West Coast Infrastructure Exchange Standards

by | Jan 10, 2014 | Uncategorized

This blog has discussed standards in infrastructure planning and design. Impact Infrastructure (ii) has been working with several groups such to help create standards for business case analysis. These groups include: The Zofnass Program for Sustainability at Harvard’s Graduate School of Design; The Institute for Sustainable Infrastructure and its Economics Committee; The West Coast Infrastructure Exchange (WCX); CERES, and several of planning, architecture, and engineering companies. One of those groups, the WCX has recently finalized some standards that are worth a read.

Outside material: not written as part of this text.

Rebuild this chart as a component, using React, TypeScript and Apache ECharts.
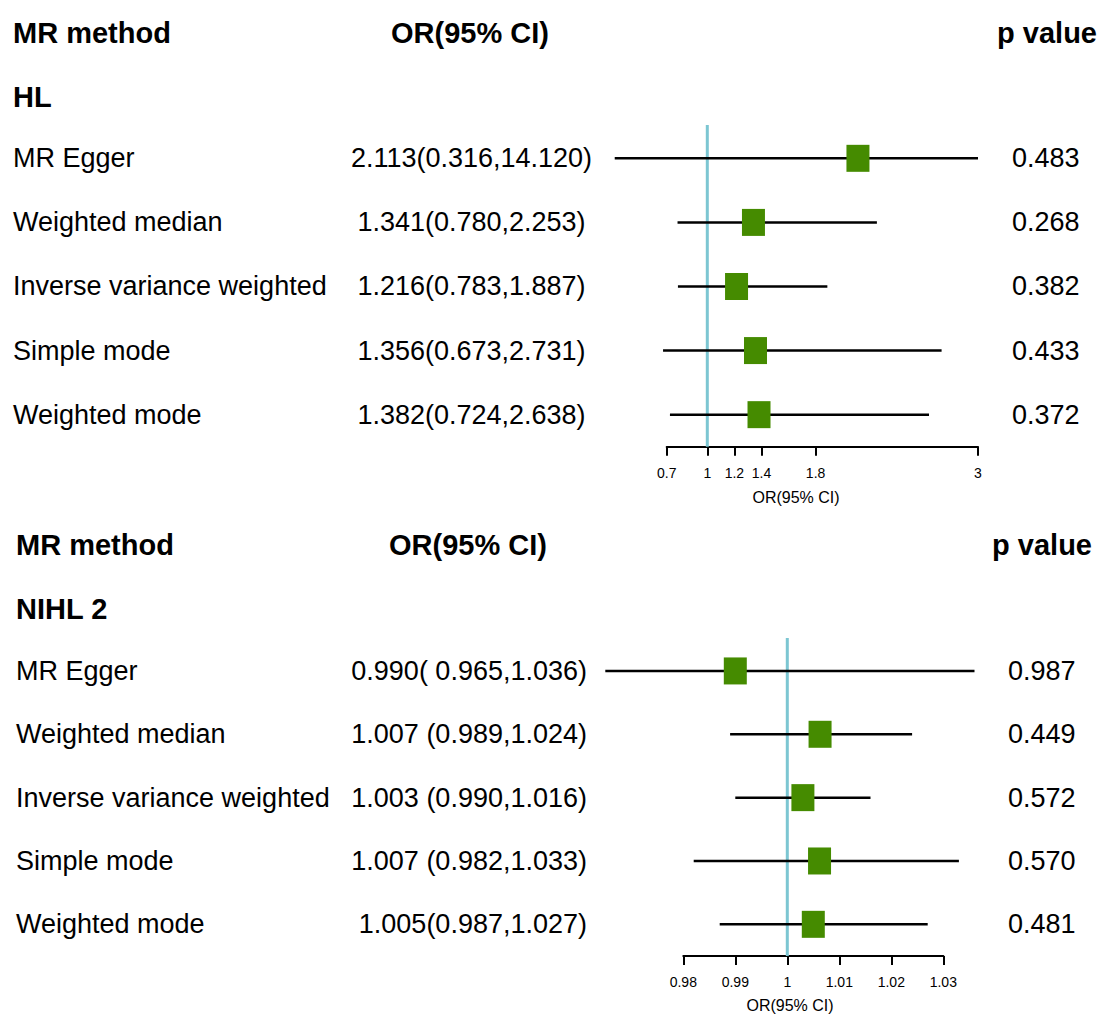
import React, { useEffect, useRef } from "react";
import * as echarts from "echarts";

// ---- Data ----
const methods = [
  "MR Egger",
  "Weighted median",
  "Inverse variance weighted",
  "Simple mode",
  "Weighted mode",
];

// Panel 1: HL
const hlOR = [2.113, 1.341, 1.216, 1.356, 1.382];
const hlLower = [0.316, 0.78, 0.783, 0.673, 0.724];
const hlUpper = [14.12, 2.253, 1.887, 2.731, 2.638];
const hlORText = [
  "2.113(0.316,14.120)",
  "1.341(0.780,2.253)",
  "1.216(0.783,1.887)",
  "1.356(0.673,2.731)",
  "1.382(0.724,2.638)",
];
const hlPValues = ["0.483", "0.268", "0.382", "0.433", "0.372"];
const hlTicks = [0.7, 1, 1.2, 1.4, 1.8, 3];

// Panel 2: NIHL 2
const nihlOR = [0.99, 1.0063, 1.003, 1.0062, 1.005];
const nihlLower = [0.965, 0.989, 0.99, 0.982, 0.987];
const nihlUpper = [1.036, 1.024, 1.016, 1.033, 1.027];
const nihlORText = [
  "0.990( 0.965,1.036)",
  "1.007 (0.989,1.024)",
  "1.003 (0.990,1.016)",
  "1.007 (0.982,1.033)",
  "1.005(0.987,1.027)",
];
const nihlPValues = ["0.987", "0.449", "0.572", "0.570", "0.481"];
const nihlTicks = [0.98, 0.99, 1, 1.01, 1.02, 1.03];

const FONT = "'Liberation Sans', Arial, Helvetica, sans-serif";
const ROW_MIN = -0.52;
const ROW_MAX = 4.5;
const GREEN = "#458B00";
const REF = "#7CC6D2";

function buildPanel(
  p: number,
  or: number[],
  lo: number[],
  hi: number[],
  orText: string[],
  pVals: string[],
  clipLo: number,
  clipHi: number,
  cols: { method: number; orX: number; orAlign: string; pX: number }
) {
  const rows = or.map((v, i) => [i, v, lo[i], hi[i]]);
  const series: any[] = [];
  // reference line at OR = 1
  series.push({
    type: "custom",
    xAxisIndex: p,
    yAxisIndex: p,
    data: [[1]],
    silent: true,
    renderItem: (params: any, api: any) => {
      const a = api.coord([api.value(0), ROW_MIN]);
      const b = api.coord([api.value(0), ROW_MAX]);
      return {
        type: "line",
        shape: { x1: a[0], y1: a[1], x2: b[0], y2: b[1] },
        style: { stroke: REF, lineWidth: 3 },
      };
    },
  });
  // CI lines + boxes
  series.push({
    type: "custom",
    xAxisIndex: p,
    yAxisIndex: p,
    data: rows,
    clip: false,
    renderItem: (params: any, api: any) => {
      const row = api.value(0);
      const o = api.value(1);
      const l = Math.max(api.value(2), clipLo);
      const h = Math.min(api.value(3), clipHi);
      const pL = api.coord([l, row]);
      const pH = api.coord([h, row]);
      const pO = api.coord([o, row]);
      return {
        type: "group",
        children: [
          {
            type: "line",
            shape: { x1: pL[0], y1: pL[1], x2: pH[0], y2: pH[1] },
            style: { stroke: "#000", lineWidth: 2.5 },
          },
          {
            type: "rect",
            shape: { x: pO[0] - 11.5, y: pO[1] - 13.5, width: 23, height: 27 },
            style: { fill: GREEN },
          },
        ],
      };
    },
  });
  // text columns
  const textCol = (texts: string[], x: number, align: string) => ({
    type: "custom",
    xAxisIndex: p,
    yAxisIndex: p,
    data: texts.map((t, i) => [i]),
    clip: false,
    silent: true,
    renderItem: (params: any, api: any) => {
      const i = api.value(0);
      const y = api.coord([clipHi, i])[1];
      return {
        type: "text",
        x,
        y,
        style: {
          text: texts[params.dataIndex],
          fontSize: 27,
          fontFamily: FONT,
          fill: "#000",
          align,
          verticalAlign: "middle",
        },
      };
    },
  });
  series.push(textCol(methods, cols.method, "left"));
  series.push(textCol(orText, cols.orX, cols.orAlign));
  series.push(textCol(pVals, cols.pX, "left"));
  return series;
}

function axisDef(p: number, min: number, max: number, ticks: number[]) {
  return {
    gridIndex: p,
    type: "value",
    min,
    max,
    axisLine: { show: true, onZero: false, lineStyle: { color: "#000", width: 2 } },
    axisTick: { show: true, customValues: ticks, length: 9, lineStyle: { color: "#000", width: 2 } },
    axisLabel: { customValues: ticks, fontSize: 14, color: "#000", margin: 19, fontFamily: FONT },
    splitLine: { show: false },
  };
}

function headerTexts(y0: number, y1: number, group: string, methodX: number, orCenter: number, pRight: number, axisTitleX: number, axisTitleY: number) {
  const bold = (text: string, x: number, y: number, align: string) => ({
    type: "text",
    x,
    y,
    style: { text, fontSize: 29, fontWeight: "bold", fontFamily: FONT, fill: "#000", align, verticalAlign: "middle" },
  });
  return [
    bold("MR method", methodX, y0, "left"),
    bold("OR(95% CI)", orCenter, y0, "center"),
    bold("p value", pRight, y0, "right"),
    bold(group, methodX, y1, "left"),
    {
      type: "text",
      x: axisTitleX,
      y: axisTitleY,
      style: { text: "OR(95% CI)", fontSize: 16, fontFamily: FONT, fill: "#000", align: "center", verticalAlign: "middle" },
    },
  ];
}

export default function App() {
  const ref = useRef<HTMLDivElement>(null);
  useEffect(() => {
    if (!ref.current) return;
    const chart = echarts.init(ref.current, undefined, { renderer: "svg" });
    const option: any = {
      animation: false,
      backgroundColor: "#fff",
      grid: [
        { left: 666.7, width: 311.3, top: 125, height: 321.7 },
        { left: 683.3, width: 260, top: 638, height: 318 },
      ],
      xAxis: [axisDef(0, 0.7, 3, hlTicks), axisDef(1, 0.98, 1.03, nihlTicks)],
      yAxis: [
        { gridIndex: 0, type: "value", min: ROW_MIN, max: ROW_MAX, inverse: true, show: false },
        { gridIndex: 1, type: "value", min: ROW_MIN, max: ROW_MAX, inverse: true, show: false },
      ],
      series: [
        ...buildPanel(0, hlOR, hlLower, hlUpper, hlORText, hlPValues, 0.3, 3, { method: 13, orX: 471.5, orAlign: "center", pX: 1012 }),
        ...buildPanel(1, nihlOR, nihlLower, nihlUpper, nihlORText, nihlPValues, 0.9, 1.1, { method: 16, orX: 587, orAlign: "right", pX: 1008 }),
      ],
      graphic: [
        ...headerTexts(33, 97, "HL", 13, 470, 1097, 796, 497),
        ...headerTexts(545, 609, "NIHL 2", 16, 468, 1092, 790, 1005),
      ],
    };
    chart.setOption(option);
    return () => chart.dispose();
  }, []);
  return (
    <div
      ref={ref}
      style={{ position: "absolute", left: 0, top: 0, width: 1101, height: 1014, background: "#fff" }}
    />
  );
}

Screenshot from 2014-01-10 16:10:36

John Williams, our CEO, is a member of the WCX Business Standards Committee. WCX’s goal is accelerating infrastructure development to promote near-term job growth and long-term competitiveness. The standards committee was established to develop a set of best practices, a framework, and set of principles that infrastructure projects should follow to achieve success. A couple of days ago they announced:

“West Coast Infrastructure Exchange released the final version of “Infrastructure Project Certification –Principles and Framework” which was developed by the WCX Standards Committee. The effort to develop these standards was initiated in 2013 based on feedback from the market that the lack of standards and consistency was a problem that was inhibiting the growth of the US market for “investable infrastructure.” …
The principles and project standards are the first-ever attempt by multiple US states to jointly define the types of public infrastructure projects that would be most suitable for engaging private capital and to lay out a framework for how best to structure such investments to maximize public benefits while addressing the needs of investors. Based on experience in other jurisdictions with extensive experience with private investment in public infrastructure, the standards highlight the importance of such factors as transparency, high quality analysis, political support, competitive bidding, community labor standards, appropriate risk allocation, and efficient processes.” (WCX Newsletter Infrastructure Innovation Update – January 2014)

A couple of the recommendations stuck a chord with me and fit nicely with multiple account cost benefit analysis, risk analysis (the Sustainable Return on Investment or SROI Process) and stress testing that ii is pursuing (my emphasis is added to these quotes):

  • Clarifying and underscoring the need for projects to be structured so as to maximize its public benefits as the key goal of governments in the process. “Balancing” risk and rewards to each party is important, but government’s goal should be to get the best possible value for taxpayers at the lowest cost that allows a return that is acceptable to investors.
  • Broadening the definition of resilience beyond climate change to capture seismic and other risks was suggested and has been incorporated.
  • Sustainability: Projects should establish consistent application and evaluation of

    sustainability, including life cycle risks/benefits and costs e.g. climate and other environmental risk, operating costs etc., into the procurement and long term monitoring and

    reporting of performance of infrastructure assets.

    (WCX Press Release)

Finally there were a couple of recommendations that we will be writing more about in future integration and the role we think that Building Information Management or BIM can play:

  • Transparency: Operating, financial, and governance information about infrastructure projects should be readily transparent to permit accurate public understanding and market comparison.
  • Systems Integration: Infrastructure project planning, design and delivery should consider the systems they will impact and be designed to address broader problems versus fixing individual components that do not collectively solve the underlying problem(s).